The other thing we did was we introduced the brand new rewards club, for which our goal was to make guys feel like they belong to something, and at the same time, reward them for their participation, not just for the dollars that they’re spending with us, but for other actions as well. For example, when they engage with us on social media, after dropping a review, when making purchases or if they’re referring to friends. All these things allow them to earn points, and those points let them save money on future purchases. Combined with what we already know about the customers’ love for our product, I think the rewards club is going to have really great results for lifetime value and retention and combat that problem of churning and subscription.
How do subscription companies differ from other business models in their approach to customer service?
For our company, customer service is vitally important.

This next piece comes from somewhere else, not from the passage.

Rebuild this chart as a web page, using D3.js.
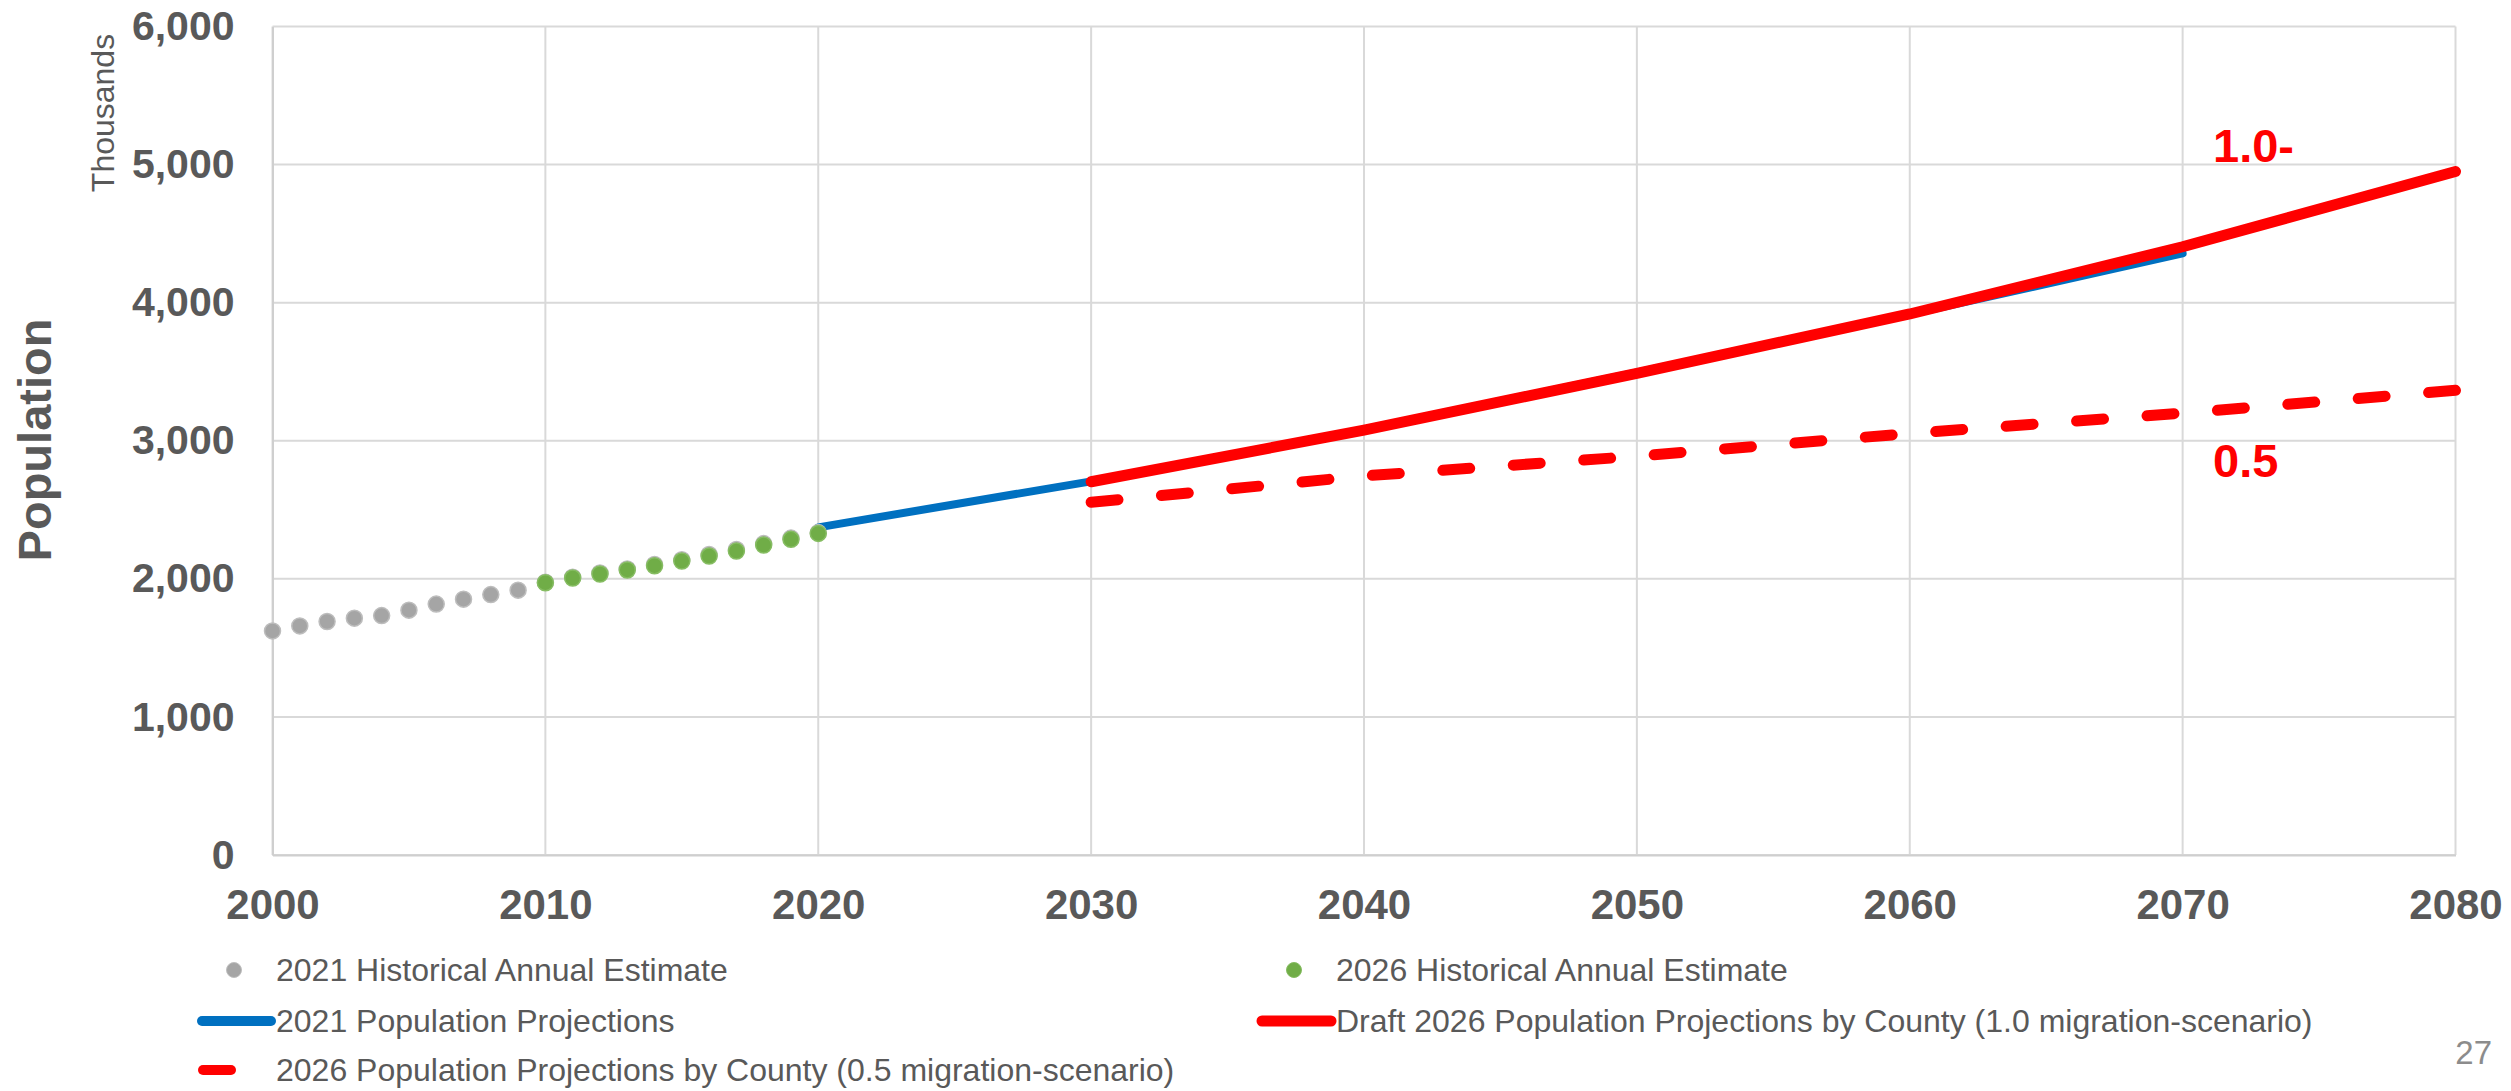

Historically, The Beard Club has done a great job with the beard part of the business. And what I’ve tried to do since getting here is really dial up the club aspect. You’re giving up your money for a product, but also you’re becoming a member of a club. As such, I think there’s a certain obligation for a level of service, and that we take very seriously. So we’ve got a customer service team that is very active with our users. It could be anything like, “Hey, I’m not sure where my box is, it should have arrived and can you check on it?” or “I’m curious about growing a different style of beard, can you point me in the right direction?” Both of those questions are important. I won’t speak for other subscription companies, but I would eventually guess that most of them take customer service very seriously, and we certainly do.
As far as influencers, is that something the brand is engaging or plans to engage?
It is. We’ve worked with influencers in the past, some of which are actually investors in the company. But we’ll dial that up as well, as we just relaunched the brand. We’ve actually got a couple fires in the oven to expand our influencer programs.